Other outreach programs that call St. John’s home include AA groups, Al-Anon, Easter Seals, choir groups, book groups and the Resale Shop, according to St. John’s vestry and building committee member Barry Heckler.
Stevens said that, in the winter, Chapel Street becomes hazardous due to the weather and that individuals descending onto the church are sometimes at risk of injury.
“All people are welcome here, and yet our building didn’t reflect that because in the wintertime, this is treacherous,” he said. “It is so nice that we’re going to have a building that actually reflects our mission.”
What will the project entail?
Named after longtime parishioners Judy Roberts and her late husband, Lew, Common Table volunteers since its founding in 2001, Roberts Hall will be the name of the connecting structure between St. John’s and Thaxter Hall.
About 12 feet tall, the structure will connect the roughly 20-foot distance between the church and the parish hall, providing a safe connection between the buildings that will make each structure handicap accessible for the first time.
“Folks will no longer have to exit the church onto Chapel Street to gain entrance to Thaxter Hall, or climb Chapel Street and the church exterior steps, which can be quite problematic in bad weather, to gain entrance to the church,” Heckler said.
An elevator and chairlift is being added inside Thaxter Hall for handicapped and wheelchair-bound folks so they can reach the second floor of the parish hall.
Project superintendent Reginald Baird, a St. John’s parishioner and a retired Coast Guard engineer, said that Thaxter Hall has received new lighting, a new stove and a fresh coat of paint.
Roberts Hall connecting the two existing buildings will allow for quick access to events and celebrations after church services, he added. “So now… if you have a wedding or you have community functions, you have a nice, decent place to have it,” he said of the updated Thaxter Hall.
New Jersey-based architect Michael Campbell, who Heckler said has coordinated and overseen more than 55 historic church renovations across five states, is the project manager.
How long will the project take?
Project leaders have their sights set on Halloween day this upcoming fall for the Roberts Hall structure to be completely enclosed.
Heckler said that, hopefully within the next eight months, the entire project will be complete.
How much does the project cost?
The grand total for the church project, elevator and chairlift included is $936,000, which was raised entirely by donations from parishioners and private donors, according to church leaders.

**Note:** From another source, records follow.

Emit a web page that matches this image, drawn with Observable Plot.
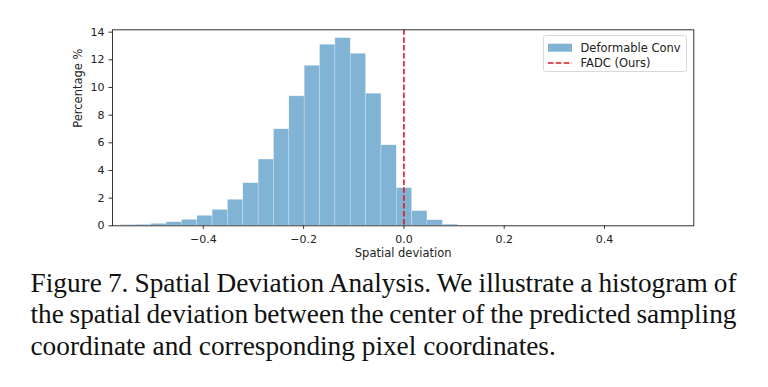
<!DOCTYPE html>
<html>
<head>
<meta charset="utf-8">
<script src="https://cdn.jsdelivr.net/npm/d3@7"></script>
<script src="https://cdn.jsdelivr.net/npm/@observablehq/plot@0.6"></script>
<style>
  html, body { margin: 0; padding: 0; background: #fff; }
  #wrap { position: relative; width: 768px; height: 387px; overflow: hidden; }
  #legend { position: absolute; left: 542.5px; top: 35px; width: 144px; height: 37px;
    border: 1px solid #d9d9d9; border-radius: 3px; background: rgba(255,255,255,0.85);
    box-sizing: border-box; font-family: "DejaVu Sans", sans-serif; font-size: 11.5px; color: #222; }
  .lg-row { position: absolute; left: 0; height: 14px; display: flex; align-items: center; }
  .lg-label { position: absolute; left: 37px; white-space: nowrap; line-height: 14px; }
  #caption { position: absolute; left: 30.5px; top: 267.7px; width: 706px;
    font-family: "Liberation Serif", "Times New Roman", serif; font-size: 27.3px; line-height: 31.5px; color: #111; }
  #caption .ln { white-space: nowrap; }
  #caption .just { text-align: justify; text-align-last: justify; word-spacing: -2.6px; }
</style>
</head>
<body>
<div id="wrap"></div>
<script>
// ---- data ----
const binEdges = [-0.5956, -0.5650, -0.5344, -0.5038, -0.4732, -0.4426, -0.4120, -0.3814, -0.3508,
  -0.3202, -0.2896, -0.2590, -0.2284, -0.1978, -0.1672, -0.1366, -0.1060, -0.0754, -0.0448,
  -0.0142, 0.0164, 0.0470, 0.0776, 0.1082, 0.1388, 0.1694];
const percentages = [0.02, 0.05, 0.07, 0.14, 0.26, 0.43, 0.72, 1.15, 1.88, 3.08, 4.79, 6.98, 9.36,
  11.57, 13.09, 13.57, 12.44, 9.55, 5.82, 2.72, 1.06, 0.40, 0.08, 0.02, 0.01];
const fadcValue = [0];
const xTicks = [-0.4, -0.2, 0.0, 0.2, 0.4];
const yTicks = [0, 2, 4, 6, 8, 10, 12, 14];
const xLabel = "Spatial deviation";
const yLabel = "Percentage %";
const seriesNames = ["Deformable Conv", "FADC (Ours)"];
const captionLines = [
  "Figure 7. Spatial Deviation Analysis. We illustrate a histogram of",
  "the spatial deviation between the center of the predicted sampling",
  "coordinate and corresponding pixel coordinates."
];

const rows = percentages.map((p, i) => ({x1: binEdges[i], x2: binEdges[i + 1], y: p}));
const fmtX = d => d.toFixed(1).replace("-", "\u2212");

const chart = Plot.plot({
  width: 768,
  height: 265,
  marginLeft: 112,
  marginRight: 74.7,
  marginTop: 29.3,
  marginBottom: 39.7,
  style: {fontFamily: "DejaVu Sans, sans-serif", fontSize: "11px", color: "#222", background: "transparent"},
  x: {domain: [-0.581, 0.578]},
  y: {domain: [0, 14.17]},
  marks: [
    Plot.rectY(rows, {x1: "x1", x2: "x2", y: "y", fill: "#1f77b4", fillOpacity: 0.56,
      stroke: "#ffffff", strokeWidth: 0.6, strokeOpacity: 0.45, clip: true, inset: 0}),
    Plot.ruleX(fadcValue, {stroke: "#e0181c", strokeWidth: 1.6, strokeDasharray: "5.5,2.4"}),
    Plot.frame({stroke: "#333", strokeWidth: 1}),
    Plot.axisX({ticks: xTicks, tickFormat: fmtX, tickSize: 3.5, tickPadding: 6, label: null, stroke: "#333"}),
    Plot.axisY({ticks: yTicks, tickFormat: d => String(d), tickSize: 3.5, tickPadding: 4.5, label: null, stroke: "#333"}),
    Plot.text([xLabel], {text: d => d, frameAnchor: "bottom", dy: 27.7, lineAnchor: "middle", fontSize: 11.5, fill: "#222"}),
    Plot.text([yLabel], {text: d => d, frameAnchor: "left", dx: -34, rotate: -90, lineAnchor: "middle", fontSize: 11.5, fill: "#222"})
  ]
});

const wrap = document.getElementById("wrap");
chart.style.position = "absolute";
chart.style.left = "0px";
chart.style.top = "0px";
wrap.appendChild(chart);

// legend
const legend = document.createElement("div");
legend.id = "legend";
const r1 = document.createElement("div");
r1.className = "lg-row"; r1.style.top = "4.5px";
r1.innerHTML = '<svg width="36" height="14"><rect x="4" y="2.7" width="24" height="8" fill="#1f77b4" fill-opacity="0.56"></rect></svg>';
const l1 = document.createElement("span"); l1.className = "lg-label"; l1.textContent = seriesNames[0]; l1.style.top = "0px";
r1.appendChild(l1);
const r2 = document.createElement("div");
r2.className = "lg-row"; r2.style.top = "20px";
r2.innerHTML = '<svg width="36" height="14"><line x1="4" x2="28" y1="7" y2="7" stroke="#e0181c" stroke-width="1.6" stroke-dasharray="5.5,2.4"></line></svg>';
const l2 = document.createElement("span"); l2.className = "lg-label"; l2.textContent = seriesNames[1]; l2.style.top = "0px";
r2.appendChild(l2);
legend.appendChild(r1); legend.appendChild(r2);
wrap.appendChild(legend);

// caption
const cap = document.createElement("div");
cap.id = "caption";
captionLines.forEach((t, i) => {
  const d = document.createElement("div");
  d.className = "ln" + (i < captionLines.length - 1 ? " just" : "");
  d.textContent = t;
  cap.appendChild(d);
});
wrap.appendChild(cap);
</script>
</body>
</html>
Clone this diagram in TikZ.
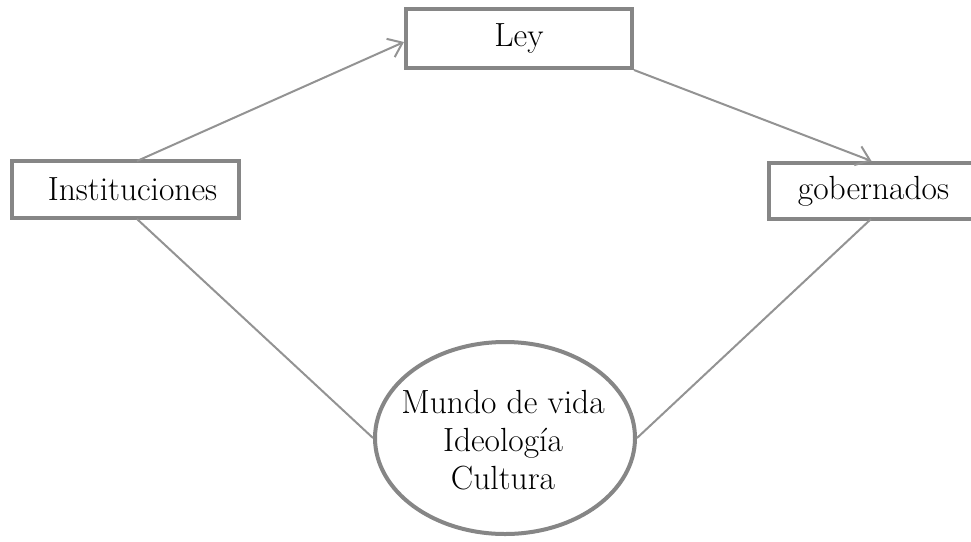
\documentclass[tikz,border=0pt]{standalone}
\usepackage{fontspec}
\usetikzlibrary{arrows.meta,shapes.geometric}
\tikzset{
  box/.style={rectangle, draw=gray!95, line width=4pt, fill=white, inner sep=0pt,
    font=\fontsize{33.5}{38}\selectfont},
  blob/.style={ellipse, draw=gray!95, line width=4pt, fill=white, inner sep=0pt,
    minimum width=260pt, minimum height=192pt},
  blobtext/.style={align=center, inner sep=0pt, font=\fontsize{33.5}{38}\selectfont},
  link/.style={gray!85, line width=2pt},
  linkarrow/.style={-{Straight Barb[length=13pt,width=20pt,line width=2pt]}}
}
\begin{document}
\begin{tikzpicture}[x=1pt,y=-1pt]
    \useasboundingbox (0,0) rectangle (971,541);
    \coordinate (it) at (137,161);
    \coordinate (ib) at (137,219);
    \coordinate (gb) at (871,219);
    \node [box, minimum width=226pt, minimum height=59pt] (ley) at (519,38.5) {Ley};
    \node [box, minimum width=227pt, minimum height=57pt] (inst) at (125.5,189.5) {\hspace{14pt}Instituciones};
    \node [box, minimum width=209pt, minimum height=56pt] (gob) at (873.5,191) {gobernados};
    \node [blob] (mundo) at (505,438) {};
    \node [blobtext] (mundotxt) at (503,440) {Mundo de vida\\Ideología\\Cultura};

    \path[link, linkarrow]
                (it) edge ([yshift=-3.5pt]ley.west)
                (ley.south east) edge ([xshift=-2pt]gob.north);
    \path[link]
                (ib) edge (mundo.west)
                (gb) edge (mundo.east);
\end{tikzpicture}
\end{document}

Baird noted the site has undergone $156,000 of electrical maintenance over the last year.
When did the original church burn down? Which presidents have visited?
Effectively five stories high when peering out at every corner of the city from the windows of its yellow steeple, St. John’s Episcopal Church was originally built as a wooden structure in 1732.
Tragedy struck Portsmouth on Christmas Eve 1806, when a nearby fire blazed through about 300 buildings, including the then-74-year-old church. Exactly six months later, on June 24, 1807, the two-story brick structure that still stands today was built.
On Thursday, Baird pointed out historic aspects to the building.
A staircase leading underground leads to the church basement, used for storage of religious relics and old items no longer in use. With a roughly six-foot tall crucifix, plastered with photos of smiling people, leaning up against a wall next to it, Baird unlocked the door leading to a secret tunnel sitting beneath the church cemetery, where roughly 80 Portsmouth residents are interred.
The tunnel leads out to Bow Street, he said, and Baird recalled a time when a group of volunteers found an old sign referring to bootleg whisky, fueling more intrigue about the possibility Frank Jones, the wealthy ale tycoon and former city mayor, stored alcohol beneath St. John’s in the 1800s.
“But at least we know that there was something going through there that needed to be hidden,” he said.
Home of the oldest working pipe organ in the country, St. John’s has hosted two presidents, George Washington and James Monroe, for church services. On his visit, Washington sat in one of the chairs sitting upon the red-carpeted altar, chairs that are still in use at the church today.
While most famously remembered for his daring midnight ride in the Revolutionary War era, Paul Revere is forever linked to the church as well for his work repairing the church bell in 1802, a factoid inscribed onto the bell.
St. John’s Episcopal Church, a landmark on the Black Heritage Trail of New Hampshire, was added to the National Register of Historic Places in 1978.